Inside, Carl reveals Daniel tried to get the pair to sign his petition. Carl admits he sprayed near the house during Helen’s pregnancy and even caught her with the herbicide once. But Carl remains skeptical of Daniel’s motives: “Guy cares more about fish than people,” he tells Colleen. “Kill a town to save some trees? Something wrong with that picture” (215).

Despite her loss, Helen tells Colleen she and Carl won’t be signing Daniel’s petition, “If anybody asks” (216).

Rich dislocated his shoulder at work after spotting three dead deer from a tree, which is why he forgot Chub. After patching himself up, he and the rest of the crew find themselves held up by protesters. It is the last day of the logging season and they are out in force. Some of the crew scuffle with the demonstrators blocking the road. Rich returns home to ice his injured arm.

While he sleeps off his pain, Colleen collects a first sample of their tap water for Daniel.

November 23 Summary

Colleen tries to find out how much Rich owes the bank but feels humiliated when the teller tells her to ask him herself.

November 24 Summary

It is the company Thanksgiving party. As the women prepare the community center, they gossip about recent goings-on. Gail Porter swears it was the spraying that killed off her bees. The arrival of the men quickly cuts off the conversation. Merle pontificates from the top table, and soon everyone is digging into their free meal. Merle promises to make poachers and protesters alike pay for their interference.

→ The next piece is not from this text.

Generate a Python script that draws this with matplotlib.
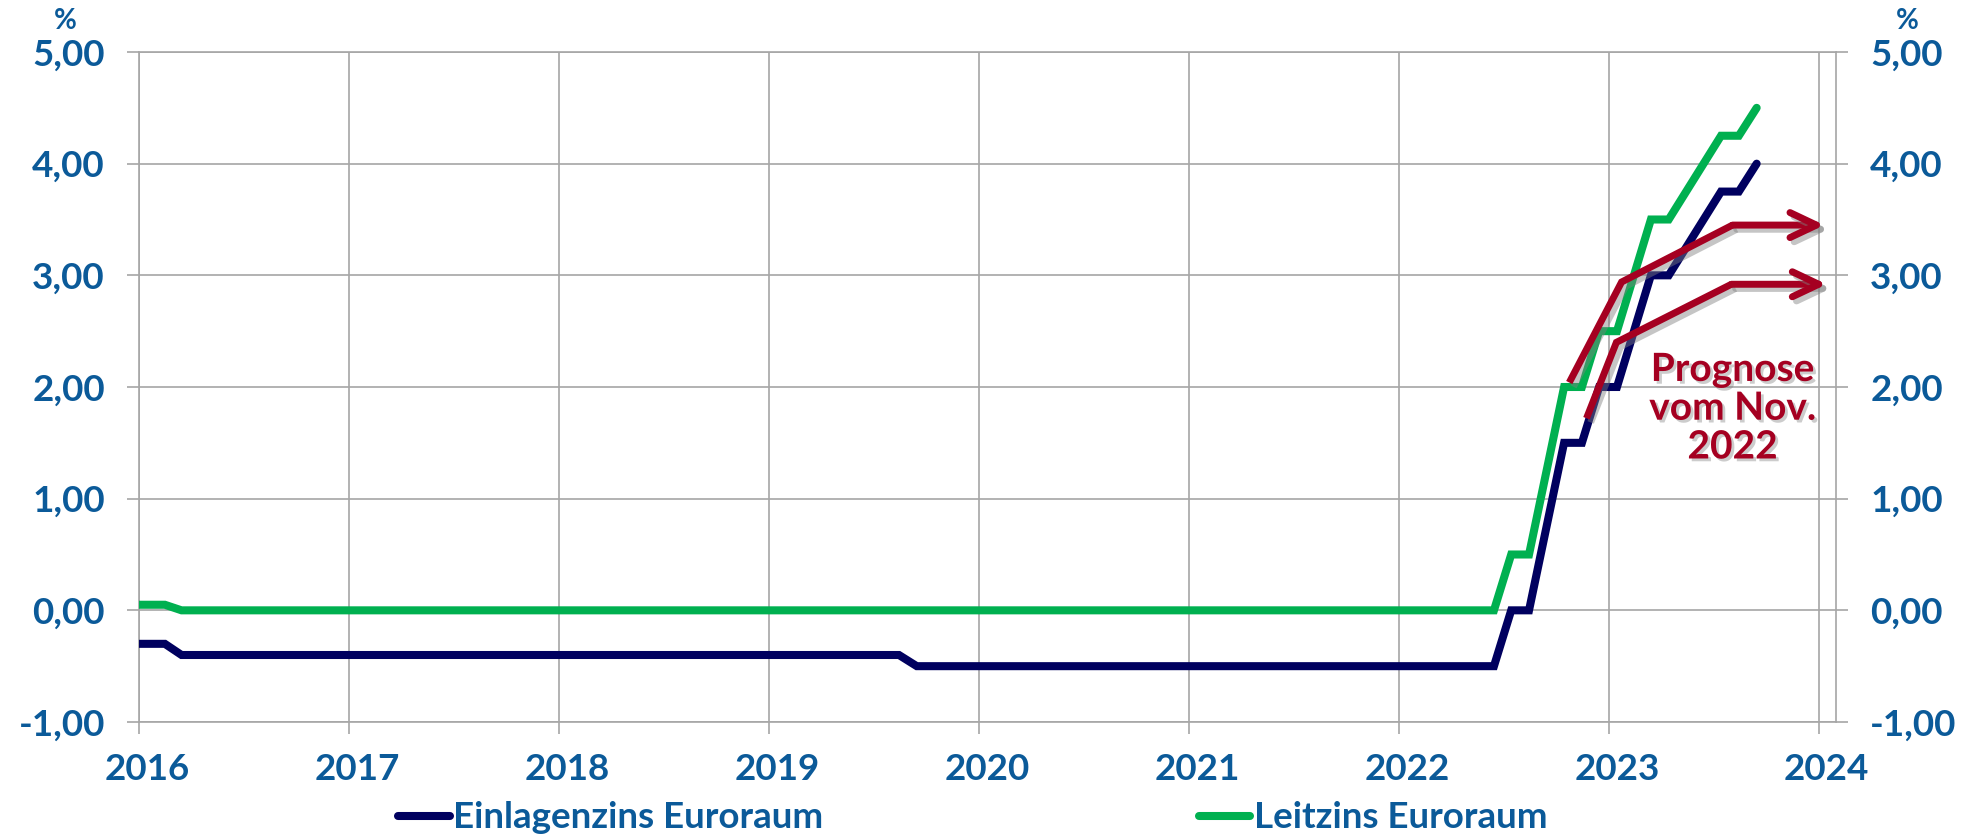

As the meal winds down, Merle finds Rich and tells him to come by his house on Monday. On the way home, Rich confesses to Colleen how much he paid for the ridge. Colleen frets about the harvest, but Rich is adamant that his plan, so reliant on Sanderson, will work out. At home, Chub is thirsty again. Rich serves him a glass of milk.

November 28 Summary

At Merle’s, the Sanderson boss claims the sprays are safe, denounces Daniel, and accuses him of planting the skulls that halted the harvest at Damnation Grove. He also all but gives Rich an ultimatum, demanding his loyalty over the spraying issue. Merle tells him, “We need to know you’re with us. No matter what” (233). The forestry board is set to hold a hearing in February, before it gives the go-ahead for the return of loggers to Damnation Grove. Merle warns Rich that the roads he needs will be jeopardized, unless he comes out publicly at the hearing and backs Sanderson. Rich promises to think about it, worried what Colleen might say. Merle warns him, “Don’t think too long now, Rich” (234).

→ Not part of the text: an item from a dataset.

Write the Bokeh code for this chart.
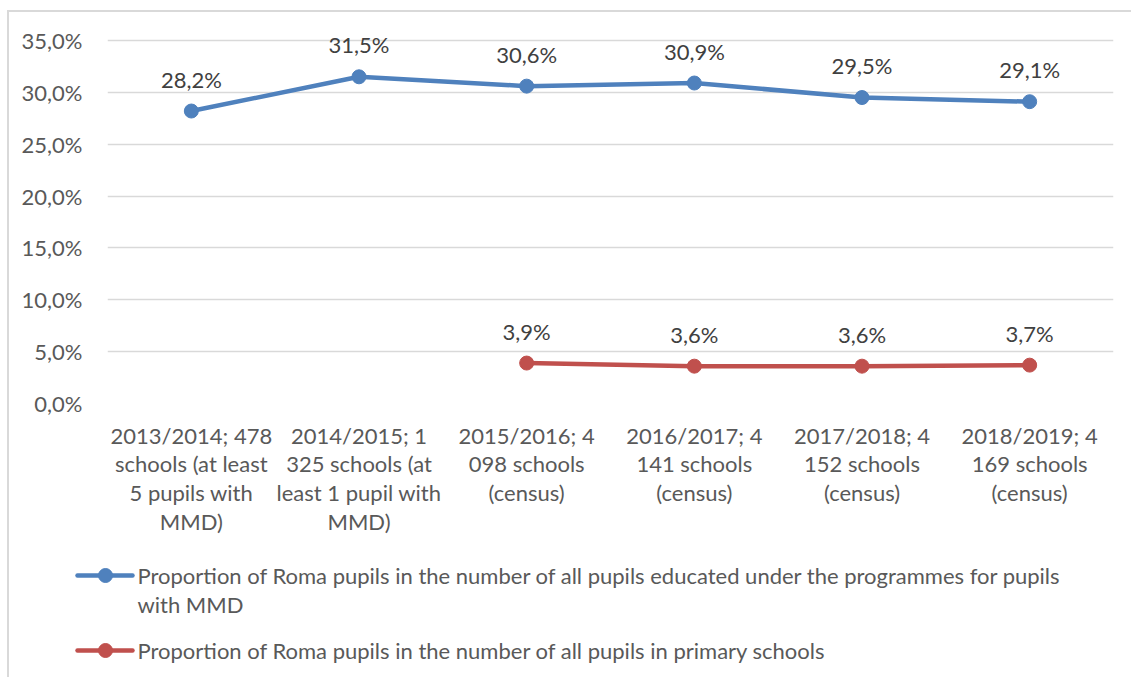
from bokeh.plotting import figure
from bokeh.layouts import column
from bokeh.models import FactorRange, Range1d, CustomJSTickFormatter, FixedTicker, ColumnDataSource
from bokeh.core.properties import value
from bokeh.embed import file_html
from bokeh.resources import INLINE

categories = [
    "2013/2014; 478\nschools (at least\n5 pupils with\nMMD)",
    "2014/2015; 1\n325 schools (at\nleast 1 pupil with\nMMD)",
    "2015/2016; 4\n098 schools\n(census)",
    "2016/2017; 4\n141 schools\n(census)",
    "2017/2018; 4\n152 schools\n(census)",
    "2018/2019; 4\n169 schools\n(census)",
]
mmd_share = [28.2, 31.5, 30.6, 30.9, 29.5, 29.1]
primary_share = [None, None, 3.9, 3.6, 3.6, 3.7]
series_names = [
    ["Proportion of Roma pupils in the number of all pupils educated under the programmes for pupils", "with MMD"],
    ["Proportion of Roma pupils in the number of all pupils in primary schools"],
]
series_colors = ["#4f81bd", "#c0504d"]
y_ticks = [0, 5, 10, 15, 20, 25, 30, 35]

FONT = "Lato"
FS = "22px"
TXT = "#595959"
W = 1122
FRAME_H = 387
H_TOP = 4 + FRAME_H + 148
H_LEG = 665 - H_TOP

p = figure(width=W, height=H_TOP, x_range=FactorRange(*categories),
           y_range=Range1d(0, 35 * FRAME_H / 363.0),
           output_backend="svg", toolbar_location=None,
           min_border_left=98, min_border_right=18, min_border_top=4, min_border_bottom=148)
p.frame_align = False
p.outline_line_color = None
p.xgrid.grid_line_color = None
p.ygrid.grid_line_color = "#d9d9d9"
p.ygrid.grid_line_width = 1.3
p.yaxis.ticker = FixedTicker(ticks=y_ticks)
p.yaxis.formatter = CustomJSTickFormatter(code="return tick.toFixed(1).replace('.', ',') + '%';")
for ax in (p.xaxis[0], p.yaxis[0]):
    ax.axis_line_color = None
    ax.major_tick_line_color = None
    ax.minor_tick_line_color = None
    ax.major_label_text_font = FONT
    ax.major_label_text_font_size = FS
    ax.major_label_text_color = TXT
p.yaxis.major_label_standoff = 19
p.xaxis.major_label_standoff = 12
p.xaxis.major_label_text_line_height = 1.07

def fmt(v):
    return ("%.1f" % v).replace(".", ",") + "%"

all_series = [mmd_share, primary_share]
for vals, col in zip(all_series, series_colors):
    xs = [c for c, v in zip(categories, vals) if v is not None]
    ys = [v for v in vals if v is not None]
    src = ColumnDataSource(dict(x=xs, y=ys, t=[fmt(v) for v in ys]))
    p.line("x", "y", source=src, line_color=col, line_width=4.5, line_join="round", line_cap="round")
    p.scatter("x", "y", source=src, size=14, fill_color=col, line_color=col)
    p.text("x", "y", text="t", source=src, y_offset=-32, text_align="center", text_baseline="middle",
           text_font=value(FONT), text_font_size=FS, text_color="#404040")

leg = figure(width=W, height=H_LEG, x_range=Range1d(0, W), y_range=Range1d(0, H_LEG),
             x_axis_type=None, y_axis_type=None,
             output_backend="svg", toolbar_location=None, min_border=0,
             min_border_left=0, min_border_right=0, min_border_top=0, min_border_bottom=0)
leg.frame_align = False
leg.outline_line_color = None
leg.grid.visible = False
legend_top = 12 + H_TOP
item_tops = [575 - legend_top, 650 - legend_top]
for name, col, yt in zip(series_names, series_colors, item_tops):
    yy = H_LEG - yt
    leg.line([68, 123], [yy, yy], line_color=col, line_width=4.5, line_cap="round")
    leg.scatter([96], [yy], size=14, fill_color=col, line_color=col)
    lines = name
    leg.text([128] * len(lines), [yy - i * 29 for i in range(len(lines))], text=lines,
             text_align="left", text_baseline="middle", text_font=value(FONT),
             text_font_size=FS, text_color=TXT)

layout = column(p, leg, spacing=0, margin=(10, 0, 0, 7),
                styles={"border-left": "2px solid #d9d9d9", "border-top": "2px solid #d9d9d9"})
open("out.html", "w").write(file_html(layout, INLINE))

November 22-November 28 Analysis

The logging season ends, but the polarization of the community only deepens. Chub’s relationship with Luke adds a layer of pathos to how the division is creeping in, affecting not only the adults but the innocent kids, who will be caught in the middle. It is worth noting as well that readers again see Chub as a very different child from his cousin, Wyatt. Unlike Wyatt, Chub has inherited kindness and empathy from his parents.

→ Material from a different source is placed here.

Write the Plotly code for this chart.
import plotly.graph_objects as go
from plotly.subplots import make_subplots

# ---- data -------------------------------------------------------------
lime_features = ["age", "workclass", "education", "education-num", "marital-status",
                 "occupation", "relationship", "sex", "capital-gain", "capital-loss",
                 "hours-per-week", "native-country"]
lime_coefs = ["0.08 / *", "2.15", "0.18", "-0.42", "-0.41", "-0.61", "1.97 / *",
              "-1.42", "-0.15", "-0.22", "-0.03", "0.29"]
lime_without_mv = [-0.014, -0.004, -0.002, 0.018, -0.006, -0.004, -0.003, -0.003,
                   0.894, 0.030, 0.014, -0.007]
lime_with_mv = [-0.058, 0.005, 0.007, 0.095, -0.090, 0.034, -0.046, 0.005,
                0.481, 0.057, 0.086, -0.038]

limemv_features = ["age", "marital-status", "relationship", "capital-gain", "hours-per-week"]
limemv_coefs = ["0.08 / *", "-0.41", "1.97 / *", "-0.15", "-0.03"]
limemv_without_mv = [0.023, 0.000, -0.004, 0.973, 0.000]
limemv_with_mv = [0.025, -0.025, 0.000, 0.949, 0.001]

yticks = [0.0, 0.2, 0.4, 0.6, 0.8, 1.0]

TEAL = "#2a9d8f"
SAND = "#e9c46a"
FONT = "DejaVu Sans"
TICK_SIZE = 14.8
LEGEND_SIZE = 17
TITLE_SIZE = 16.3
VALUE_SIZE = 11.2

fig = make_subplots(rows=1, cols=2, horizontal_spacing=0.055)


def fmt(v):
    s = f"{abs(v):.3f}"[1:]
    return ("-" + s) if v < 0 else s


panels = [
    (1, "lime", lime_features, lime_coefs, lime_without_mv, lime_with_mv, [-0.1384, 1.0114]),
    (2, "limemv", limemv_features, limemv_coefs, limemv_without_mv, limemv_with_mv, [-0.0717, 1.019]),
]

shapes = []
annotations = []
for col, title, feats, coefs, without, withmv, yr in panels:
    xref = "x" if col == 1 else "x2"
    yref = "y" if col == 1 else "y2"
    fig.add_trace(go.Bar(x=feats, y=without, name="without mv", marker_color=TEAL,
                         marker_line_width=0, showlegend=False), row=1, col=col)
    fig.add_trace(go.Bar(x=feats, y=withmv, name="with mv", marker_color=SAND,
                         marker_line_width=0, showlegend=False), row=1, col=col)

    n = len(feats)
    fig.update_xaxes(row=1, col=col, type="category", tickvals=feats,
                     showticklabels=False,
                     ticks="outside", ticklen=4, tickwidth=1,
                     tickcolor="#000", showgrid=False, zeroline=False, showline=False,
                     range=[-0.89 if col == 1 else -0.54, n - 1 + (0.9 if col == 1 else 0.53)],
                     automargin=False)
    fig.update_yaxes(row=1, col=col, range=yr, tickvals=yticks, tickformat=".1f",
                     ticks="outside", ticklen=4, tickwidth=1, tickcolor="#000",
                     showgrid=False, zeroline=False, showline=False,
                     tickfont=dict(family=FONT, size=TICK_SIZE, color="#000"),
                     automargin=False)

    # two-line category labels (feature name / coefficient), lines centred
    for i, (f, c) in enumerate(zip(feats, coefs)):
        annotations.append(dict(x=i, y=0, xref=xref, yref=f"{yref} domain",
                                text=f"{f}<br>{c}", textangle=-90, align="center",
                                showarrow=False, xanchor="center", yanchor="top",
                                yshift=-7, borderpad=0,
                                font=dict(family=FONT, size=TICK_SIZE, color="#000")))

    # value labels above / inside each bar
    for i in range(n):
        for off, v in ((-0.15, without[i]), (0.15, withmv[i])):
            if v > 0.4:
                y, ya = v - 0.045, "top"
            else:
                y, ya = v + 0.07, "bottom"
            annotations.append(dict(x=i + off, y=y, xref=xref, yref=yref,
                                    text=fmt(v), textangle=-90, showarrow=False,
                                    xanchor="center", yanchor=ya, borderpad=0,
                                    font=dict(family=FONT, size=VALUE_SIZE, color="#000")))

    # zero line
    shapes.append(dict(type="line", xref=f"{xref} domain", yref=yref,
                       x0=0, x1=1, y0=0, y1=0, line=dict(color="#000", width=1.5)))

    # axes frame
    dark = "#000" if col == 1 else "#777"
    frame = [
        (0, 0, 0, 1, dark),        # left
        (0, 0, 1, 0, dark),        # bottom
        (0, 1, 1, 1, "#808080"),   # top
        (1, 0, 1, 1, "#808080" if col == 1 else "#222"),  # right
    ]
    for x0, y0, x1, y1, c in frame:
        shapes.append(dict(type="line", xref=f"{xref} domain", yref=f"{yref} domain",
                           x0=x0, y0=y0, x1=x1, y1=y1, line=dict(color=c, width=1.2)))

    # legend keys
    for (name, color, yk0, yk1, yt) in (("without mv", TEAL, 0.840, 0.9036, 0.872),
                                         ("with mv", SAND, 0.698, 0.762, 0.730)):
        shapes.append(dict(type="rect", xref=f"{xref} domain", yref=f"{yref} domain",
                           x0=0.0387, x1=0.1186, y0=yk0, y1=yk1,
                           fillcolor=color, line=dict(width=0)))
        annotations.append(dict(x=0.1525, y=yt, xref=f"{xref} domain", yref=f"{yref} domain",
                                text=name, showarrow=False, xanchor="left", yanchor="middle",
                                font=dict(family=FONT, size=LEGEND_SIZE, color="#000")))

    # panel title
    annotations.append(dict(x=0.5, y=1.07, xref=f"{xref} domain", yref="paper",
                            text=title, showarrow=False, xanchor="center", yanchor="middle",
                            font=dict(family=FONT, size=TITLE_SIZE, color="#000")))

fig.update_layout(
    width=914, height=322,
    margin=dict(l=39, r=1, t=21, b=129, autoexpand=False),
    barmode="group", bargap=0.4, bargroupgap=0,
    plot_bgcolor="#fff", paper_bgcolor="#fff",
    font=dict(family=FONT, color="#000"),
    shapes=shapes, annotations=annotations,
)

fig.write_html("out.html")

Luke’s parents, however, find themselves in a difficult situation. Carl’s skepticism about his own spraying is revealing. In his questioning of Daniel’s motives, he also sets out the hard question to which the environmentalists have no answers—at least not in the confines of this novel: how else can the community support itself economically, without logging. As short-sighted as that seems when set against the reality of dead infants, it is a legitimate question that scares the men and women who make their living working for Sanderson or the other businesses that rely on the logging industry.

That reliance makes the logging industry all-powerful, and Merle doesn’t hesitate to flex his muscles in his dealings with Rich. His need for Sanderson roads pushes him deeper into his dealings with Merle and he faces a new dilemma: stand up for his boss at the public hearing, or face ruin. Davidson presents her character with a moral test. As per Carl’s summation of the situation, it is not always clear what the “right” thing is, even if many who are reading this novel 40 years after it is set will see the need to protect the environment as paramount.